Certes, des « Twaychia » de l’intérieur et des « Qaramita-Hashashin » » de l’extérieur ont nui au Hirak dans lequel ils refusaient de voir une « révolution citoyenne » du type de celle à laquelle j’ai appelé entre septembre 2017 et janvier 2018, mais un mouvement séditieux voué à faire tomber le pouvoir pour permettre aux premiers de le ramasser, et aux seconds d’assouvir leur inextinguible désir de vengeance envers l’armée en raison du rôle qu’elle a joué dans les années 1990.
Ils ont collé au Hirak comme des sangsues dès le départ et tout fait pour le transformer en « révolte des affamés » et « tribunaux populaires ». Les premiers ignorent tout du fonctionnement d’un Etat, et les seconds attendent son effondrement pour construire sur ses décombres un gourbi islamiste « civil ». Le Hirak en sera bientôt débarrassé et les oubliera comme s’ils n’avaient été que les éphémères acteurs d’un cauchemar dont il va se réveiller pour faire face aux réalités avec des idées raisonnables et des objectifs sensés.

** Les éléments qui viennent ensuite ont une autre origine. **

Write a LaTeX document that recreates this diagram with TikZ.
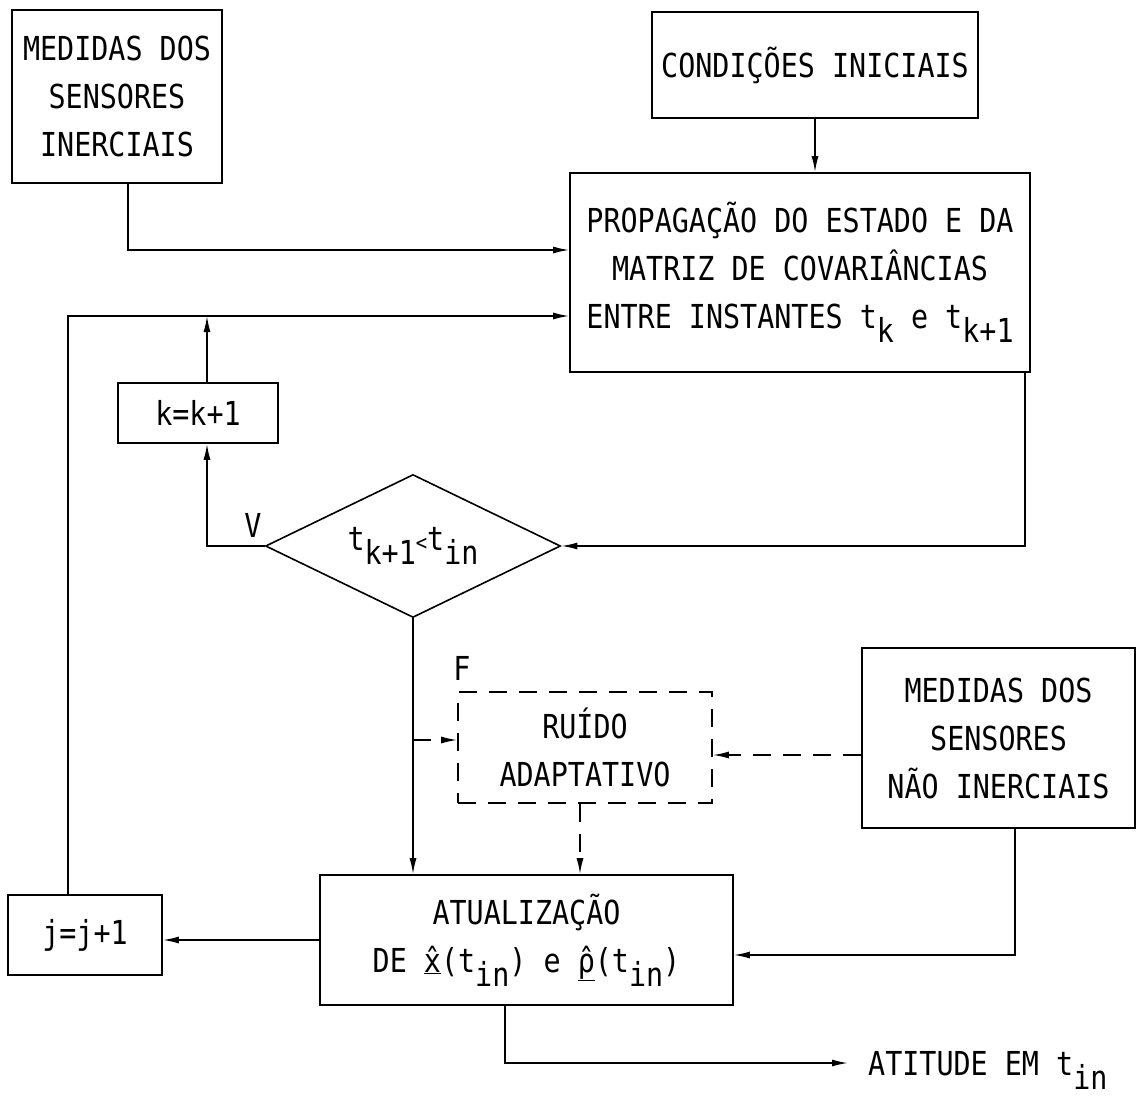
\documentclass[tikz,border=0pt]{standalone}
\usepackage{fontspec}
\usetikzlibrary{arrows.meta,shapes.geometric}
\newfontfamily\tw[FakeStretch=0.86]{DejaVu Sans Mono}
\newcommand\dn[1]{\raisebox{-14pt}{#1}}
\newcommand\hh[1]{\accent"02C6 #1}
\begin{document}
\begin{tikzpicture}[x=1pt,y=-1pt,
  font=\tw\fontsize{33}{48}\selectfont,
  box/.style={draw, line width=1.6pt, align=center, inner sep=0pt},
  dbox/.style={box, dash pattern=on 18pt off 12pt},
  arr/.style={line width=1.6pt, -{Latex[length=16pt,width=7pt]}},
  darr/.style={arr, dash pattern=on 18pt off 12pt},
  lbl/.style={inner sep=0pt}]
\fill[white] (0,0) rectangle (1139,1110);
\useasboundingbox (0,0) rectangle (1139,1110);

\node[box, minimum width=210pt, minimum height=173pt] (b1) at (117,96.5) {MEDIDAS DOS\\SENSORES\\INERCIAIS};
\node[box, minimum width=326pt, minimum height=106pt] (ci) at (815,65) {CONDIÇÕES INICIAIS};
\node[box, minimum width=460pt, minimum height=199pt] (pr) at (800,272.5) {PROPAGAÇÃO DO ESTADO E DA\\MATRIZ DE COVARIÂNCIAS\\ENTRE INSTANTES t\dn{k} e t\dn{k+1}};
\node[box, minimum width=160pt, minimum height=60pt] (kb) at (198,413) {k=k+1};
\node[draw, diamond, aspect=2, line width=1.6pt, minimum width=295pt, minimum height=143pt, inner sep=0pt] (dc) at (413,546) {t\dn{k+1}{\fontsize{22}{22}\selectfont<}t\dn{in}};
\node[dbox, minimum width=254pt, minimum height=111pt] (ra) at (585,747.5) {RUÍDO\\ADAPTATIVO};
\node[box, minimum width=273pt, minimum height=180pt] (ni) at (998.5,738) {MEDIDAS DOS\\SENSORES\\NÃO INERCIAIS};
\node[box, minimum width=413pt, minimum height=130pt] (at) at (526.5,940) {ATUALIZAÇÃO\\DE \underline{\hh{x}}(t\dn{in}) e \underline{\hh{ρ}}(t\dn{in})};
\node[box, minimum width=154pt, minimum height=80pt] (jb) at (85,935) {j=j+1};
\node[lbl, anchor=base west] (out) at (868,1075) {ATITUDE EM t\dn{in}};
\node[lbl] (lv) at (253,525) {V};
\node[lbl] (lf) at (462,668) {F};
\coordinate (oe) at (848,1063);

\draw[arr] ([xshift=11pt]b1.south) |- (pr.west |- 0,250);
\draw[arr] (ci.south) -- (pr.north -| ci.south);
\draw[arr] ([xshift=-17pt]jb.north) |- (pr.west |- 0,316);
\draw[arr] ([xshift=9pt]kb.north) -- ([xshift=9pt]kb.north |- 0,316);
\draw[arr] (dc.west) -| ([xshift=9pt]kb.south);
\draw[arr] ([xshift=225pt]pr.south) |- (dc.east);
\draw[arr] (dc.south) -- (at.north -| dc.south);
\draw[darr] (dc.south |- 0,740) -- (ra.west |- 0,740);
\draw[darr] (ni.west |- 0,755) -- (ra.east |- 0,755);
\draw[darr] ([xshift=-5pt]ra.south) -- ([xshift=-5pt]ra.south |- at.north);
\draw[arr] ([xshift=16.5pt]ni.south) |- (at.east |- 0,955);
\draw[arr] (at.west) -- (jb.east |- at.west);
\draw[arr] ([xshift=-21.5pt]at.south) |- (oe);
\end{tikzpicture}
\end{document}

L’incurable, du Hirak et du pouvoir, est ce dernier qui n’a pas encore compris qu’il a affaire à un nouveau peuple, celui issu du mouvement du 22 février 2019, et non à l’ancien qui supportait tout, applaudissait à tout et est passé une certaine nuit de décembre 1991 de l’ère de Staline le dictateur à l’ère de Raspoutine le charlatan. Lui aussi doit se réveiller de son songe où il se voit en Aladin tenant une lampe merveilleuse alors qu’il est en train de fracturer la boîte de Pandore.
Que va faire le «Hirak » face à l’étalage de la force du pouvoir et à sa répression aujourd’hui, demain ou un jour ?
Tout et n’importe quoi pouvant aller du mal au pis en passant par le survivalisme qui permet de résister dans des conditions extrêmes, sauf accepter de revenir à l’ancienne Algérie despotique et corrompue en plus médiocre.
De l’aveu du monde entier le Hirak a été d’un pacifisme exemplaire, mais avant lui l’apôtre de la non-violence lui-même, le Mahatma Gandhi, est mort de mort violente. De la main d’un des siens, et non d’un tir ennemi.